The NDAA bill, which passed 97-3 in the Senate, would fund a huge swathe of military operations for 2012. But tucked into the bill are provisions dealing with detention of terrorism suspects that cut deeply into the Constitutionally-guaranteed rights of U.S. citizens in the post-9/11 era. Now referred to by some as the "indefinite detention bill," it has caused a firestorm of controversy from disparate corners of government and American society.

The controversial components of the bill can be broken down into two parts. The first questionable portion of the bill (section 1031) explicitly exempts U.S. citizens, and according to Slate, states that the government would be mandated to place into military custody:

“any suspected member of Al Qaeda or one of its allies connected to a plot against the United States or its allies.. [and] would otherwise extend to arrests on United States soil. The executive branch could issue a waiver and keep such a prisoner in the civilian system.”

The second provision (section 1032), however, does not include an exemption for U.S. citizens, and would give the government "the legal authority to keep people suspected of terrorism in military custody, indefinitely and without trial."

Outside of Congress, there has been widespread outrage that due process rights of U.S. citizens and the presumption of innocence before trial could become official casualties of "the war on terror." The bipartisan eruption at the language in the bill, according to the Hill, is so severe and sweeping that even:

"The Obama administration has threatened to veto the Pentagon policy bill because it argues that the legislation places burdensome restrictions on federal law enforcement. [FBI Director] Mueller, Defense Secretary Leon Panetta and Director of National Intelligence James Clapper all publicly opposed the provisions in the Senate bill last month before it passed."

On top of that, libertarian and Tea Party favorite Rand Paul has come out strongly against the bill, and even protestors of Occupy Wall Street and the Hacker collective known as "Anonymous" have expressed outrage under the assumption the NDAA could be used against them.

Here is a video of Senator Rand Paul making the case on the floor of Congress that the Senate-passed NDAA Bill would be a grave threat to the civil liberties of all Americans:

The President, on the other hand, explained that his opposition to the bill comes from his fear that it could constrain his executive authority to deal with terrorists, which as Commander-in-Chief, currently allows him to determine whether a civilian or military trial will be held.

But the language in the NDAA would take that discretion out of the Executive's hands, and does appear to open the door to indefinite military detention of anyone suspected by the U.S. government of being a member of Al Qaeda, the Taliban, its affiliates, or assisting any of those groups, until the end of hostilities.

As Senator Paul stated, the likely timeframe covered by this bill may threaten due process even more than previous suspensions of Constitutional protections (such as Lincoln's suspension of habeus corpus during the Civil War) because the country is engaged in a decade-long war that is unlikely to end at any point soon.

If the NDAA is allowed to eliminate a Constitutional right as part of the "war on terror," it may never be returned as the struggle against extremism will be a never-ending battle.

To placate critics of the bill, Senator Diane Feinstein added an Amendment to the NDAA that leaves it even more open-ended.
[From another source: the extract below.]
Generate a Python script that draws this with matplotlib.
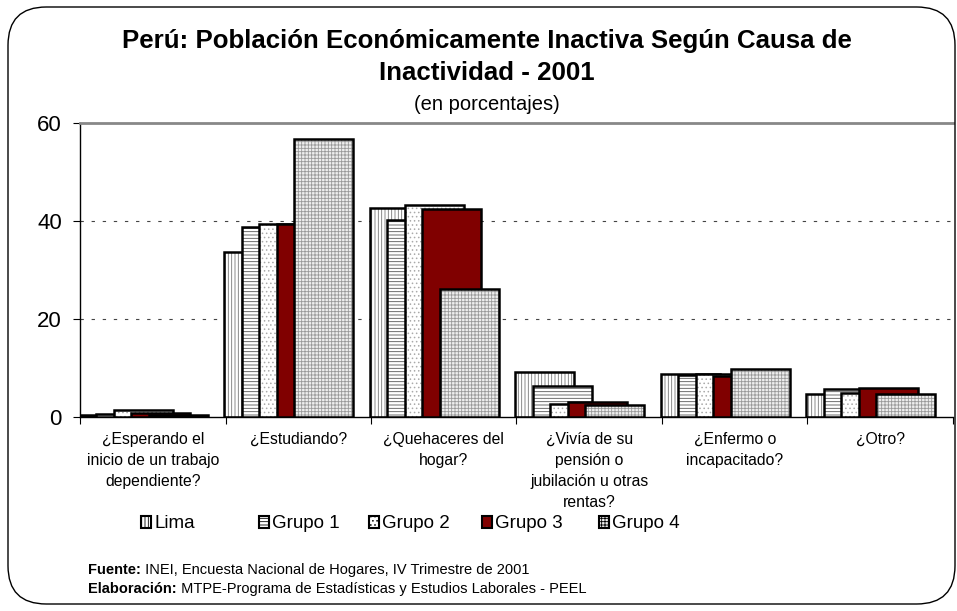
import matplotlib
matplotlib.use("Agg")
import numpy as np
import matplotlib.pyplot as plt
from matplotlib.patches import FancyBboxPatch, Patch

plt.rcParams["font.family"] = ["Liberation Sans", "DejaVu Sans"]
plt.rcParams["hatch.linewidth"] = 0.6

categories = [
    "¿Esperando el\ninicio de un trabajo\ndependiente?",
    "¿Estudiando?",
    "¿Quehaceres del\nhogar?",
    "¿Vivía de su\npensión o\njubilación u otras\nrentas?",
    "¿Enfermo o\nincapacitado?",
    "¿Otro?",
]
series_names = ["Lima", "Grupo 1", "Grupo 2", "Grupo 3", "Grupo 4"]

lima = [0.4, 33.7, 42.6, 9.2, 8.7, 4.7]
grupo1 = [0.6, 38.8, 40.2, 6.3, 8.4, 5.6]
grupo2 = [1.3, 39.3, 43.2, 2.6, 8.6, 4.9]
grupo3 = [0.8, 39.3, 42.5, 3.0, 8.3, 5.8]
grupo4 = [0.3, 56.7, 26.1, 2.4, 9.7, 4.7]
values = [lima, grupo1, grupo2, grupo3, grupo4]

# fill colour, hatch, hatch colour for each series
styles = [
    ("white", "|||||", "#777777"),
    ("white", "-----", "#555555"),
    ("white", "....", "#aaaaaa"),
    ("#800000", "", "#800000"),
    ("#eeeeee", "+++++", "#999999"),
]

fig = plt.figure(figsize=(9.57, 6.11), dpi=100)
ax = fig.add_axes([0.0836, 0.3183, 0.9122, 0.4804])

x = np.arange(len(categories))
step = 0.12
width = 0.405
start = x - 0.5 - 0.008

for i, (vals, name) in enumerate(zip(values, series_names)):
    face, hatch, hcolor = styles[i]
    left = start + i * step
    ax.bar(left, vals, width=width, align="edge", color=face, hatch=hatch,
           edgecolor=hcolor, linewidth=0, zorder=2 + 2 * i)
    ax.bar(left, vals, width=width, align="edge", fill=False,
           edgecolor="black", linewidth=1.8, zorder=3 + 2 * i)

ax.set_xlim(-0.5, len(categories) - 0.5)
ax.set_ylim(0, 60)
ax.set_yticks([0, 20, 40, 60])
ax.tick_params(axis="y", labelsize=16, length=5, direction="out", pad=8)
for yv in [20, 40]:
    ax.axhline(yv, color="#444444", linewidth=0.8, linestyle=(0, (3, 7)), zorder=0)

ax.set_xticks(np.arange(len(categories) + 1) - 0.5)
ax.set_xticklabels([])
ax.tick_params(axis="x", which="major", length=5, direction="out")
ax.set_xticks(x, minor=True)
ax.set_xticklabels(categories, minor=True, fontsize=11.3, linespacing=1.5)
ax.tick_params(axis="x", which="minor", length=0, pad=11)

ax.spines["right"].set_visible(False)
ax.spines["top"].set_color("#888888")
ax.spines["top"].set_linewidth(2)
ax.spines["left"].set_linewidth(1)
ax.spines["bottom"].set_linewidth(1)

# one legend entry per series so the spacing follows the original
legend_x = [141, 259, 369, 482, 599]
for (face, hatch, hcolor), name, lx in zip(styles, series_names, legend_x):
    h = Patch(facecolor=face, hatch=hatch, edgecolor="black", linewidth=1.5)
    fig.legend([h], [name], loc="center left", bbox_to_anchor=(lx / 957, 1 - 524 / 611),
               frameon=False, fontsize=13.5, handlelength=0.55, handleheight=0.55,
               handletextpad=0.15, borderpad=0, borderaxespad=0)

fig.text(0.509, 1 - 41 / 611, "Perú: Población Económicamente Inactiva Según Causa de",
         ha="center", va="center", fontsize=18.6, fontweight="bold")
fig.text(0.509, 1 - 73 / 611, "Inactividad - 2001",
         ha="center", va="center", fontsize=18.6, fontweight="bold")
fig.text(0.509, 1 - 104 / 611, "(en porcentajes)", ha="center", va="center", fontsize=14.5)

renderer = fig.canvas.get_renderer()
notes = [("Fuente:", " INEI, Encuesta Nacional de Hogares, IV Trimestre de 2001", 570),
         ("Elaboración:", " MTPE-Programa de Estadísticas y Estudios Laborales - PEEL", 589)]
for bold, rest, ypx in notes:
    t = fig.text(88 / 957, 1 - ypx / 611, bold, ha="left", va="center",
                 fontsize=10.5, fontweight="bold")
    bb = t.get_window_extent(renderer)
    fig.text(bb.x1 / fig.bbox.width, 1 - ypx / 611, rest, ha="left", va="center",
             fontsize=10.5)

frame = FancyBboxPatch((8 / 957, 7 / 611), 947 / 957, 597 / 611,
                       boxstyle="round,pad=0,rounding_size=0.04",
                       transform=fig.transFigure, fill=False, edgecolor="black",
                       linewidth=1, mutation_aspect=957 / 611)
fig.patches.append(frame)

fig.savefig("out.png", dpi=100)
The Feinstein amendment, according to the Lawfare blog:

"Offered a fall-back... altering section 1031 so as to say that it should not be construed as taking a position on the US citizen question one way or the other.  That amendment was adopted...the sponsors can read Hamdi [v. Rumsfeld] and other authorities broadly, and opponents can read it more narrowly, and this bill does not endorse either side’s interpretation, but leaves it to the courts to decide."

So even with the Feinstein Amendment, there appears to be much left undecided. When the next terrorist attack occurs, if a U.S. citizen is captured on U.S. soil, the courts will have to revisit this problem and issue an entirely new ruling. But if the NDAA is passed as is, the right to due process will have been overridden by Washington's stated desire to fight terrorism.

As the federal government struggles to balance liberty and security in an era of grave and asymmetric terrorist threats, many Americans are forced to consider the question:

Has the "war on terror" finally put one tear too many in the Constitution?